GIVEN RECORDS:
--- --- ---
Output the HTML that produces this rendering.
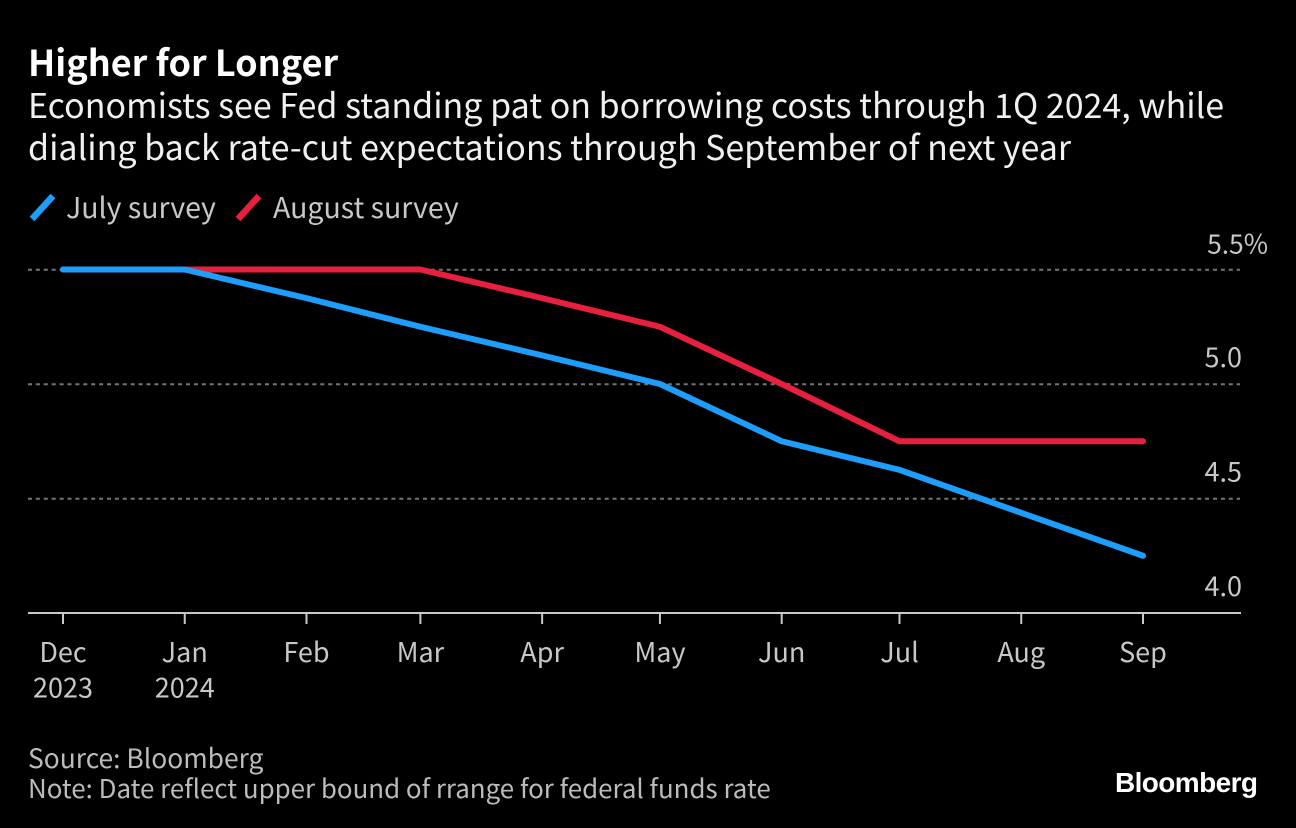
--- --- ---
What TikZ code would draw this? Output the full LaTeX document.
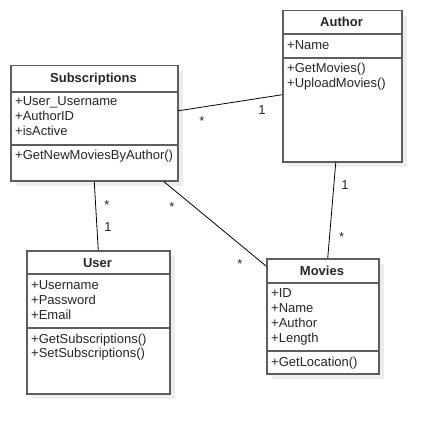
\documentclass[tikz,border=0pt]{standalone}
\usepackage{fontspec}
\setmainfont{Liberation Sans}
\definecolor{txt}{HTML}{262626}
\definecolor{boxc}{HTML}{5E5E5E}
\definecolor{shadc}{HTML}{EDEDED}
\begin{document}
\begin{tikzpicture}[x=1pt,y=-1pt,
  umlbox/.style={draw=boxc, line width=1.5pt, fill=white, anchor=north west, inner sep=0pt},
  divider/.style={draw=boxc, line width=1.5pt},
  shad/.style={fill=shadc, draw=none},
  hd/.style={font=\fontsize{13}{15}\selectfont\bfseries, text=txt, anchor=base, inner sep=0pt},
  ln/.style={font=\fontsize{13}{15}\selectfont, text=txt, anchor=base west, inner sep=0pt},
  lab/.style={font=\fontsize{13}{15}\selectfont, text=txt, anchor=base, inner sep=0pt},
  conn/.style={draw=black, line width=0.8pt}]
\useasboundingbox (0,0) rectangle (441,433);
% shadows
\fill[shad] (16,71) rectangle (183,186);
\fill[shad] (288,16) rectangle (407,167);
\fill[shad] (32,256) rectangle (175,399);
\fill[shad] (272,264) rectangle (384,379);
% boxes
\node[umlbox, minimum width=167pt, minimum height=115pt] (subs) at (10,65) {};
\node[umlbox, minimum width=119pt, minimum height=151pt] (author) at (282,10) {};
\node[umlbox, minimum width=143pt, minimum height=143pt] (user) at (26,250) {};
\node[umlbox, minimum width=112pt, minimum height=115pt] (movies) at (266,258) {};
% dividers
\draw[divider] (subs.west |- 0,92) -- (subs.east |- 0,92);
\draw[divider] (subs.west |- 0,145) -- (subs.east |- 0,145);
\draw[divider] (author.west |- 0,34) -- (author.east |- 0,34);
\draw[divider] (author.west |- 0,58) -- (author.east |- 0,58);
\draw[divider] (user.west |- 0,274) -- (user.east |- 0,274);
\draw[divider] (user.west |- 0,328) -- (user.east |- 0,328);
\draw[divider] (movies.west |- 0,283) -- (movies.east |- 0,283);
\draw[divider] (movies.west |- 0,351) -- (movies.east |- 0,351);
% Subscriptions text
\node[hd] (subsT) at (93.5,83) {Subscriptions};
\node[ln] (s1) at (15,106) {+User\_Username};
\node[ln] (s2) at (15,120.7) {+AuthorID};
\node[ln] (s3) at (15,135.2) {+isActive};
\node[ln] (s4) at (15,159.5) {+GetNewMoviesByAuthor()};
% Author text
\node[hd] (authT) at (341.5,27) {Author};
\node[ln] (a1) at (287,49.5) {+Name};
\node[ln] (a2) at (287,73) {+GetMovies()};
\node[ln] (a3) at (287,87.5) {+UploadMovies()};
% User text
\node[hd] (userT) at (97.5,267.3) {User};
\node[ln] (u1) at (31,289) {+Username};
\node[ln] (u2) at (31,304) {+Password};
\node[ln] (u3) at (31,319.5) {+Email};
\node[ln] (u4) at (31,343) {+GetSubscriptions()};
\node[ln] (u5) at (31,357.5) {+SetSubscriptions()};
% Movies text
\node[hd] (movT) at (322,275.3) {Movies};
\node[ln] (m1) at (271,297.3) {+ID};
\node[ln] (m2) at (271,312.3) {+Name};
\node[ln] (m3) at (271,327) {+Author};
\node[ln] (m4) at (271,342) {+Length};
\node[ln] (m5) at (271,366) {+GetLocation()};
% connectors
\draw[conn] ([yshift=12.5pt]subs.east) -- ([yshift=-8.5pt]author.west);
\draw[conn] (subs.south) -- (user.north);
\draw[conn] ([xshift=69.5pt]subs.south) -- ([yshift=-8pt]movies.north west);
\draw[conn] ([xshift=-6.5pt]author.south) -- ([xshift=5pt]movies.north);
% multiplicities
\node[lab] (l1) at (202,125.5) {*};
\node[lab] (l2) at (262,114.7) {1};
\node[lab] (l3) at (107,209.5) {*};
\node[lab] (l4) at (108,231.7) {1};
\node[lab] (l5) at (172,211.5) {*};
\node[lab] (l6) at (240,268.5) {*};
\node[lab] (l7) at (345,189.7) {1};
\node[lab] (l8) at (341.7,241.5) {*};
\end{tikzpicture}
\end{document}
--- --- ---
STATED EXERCISE:
Which lines contain "Output"? Copy each of them.

RESULT OF THIS EXERCISE:
Output the HTML that produces this rendering.
What TikZ code would draw this? Output the full LaTeX document.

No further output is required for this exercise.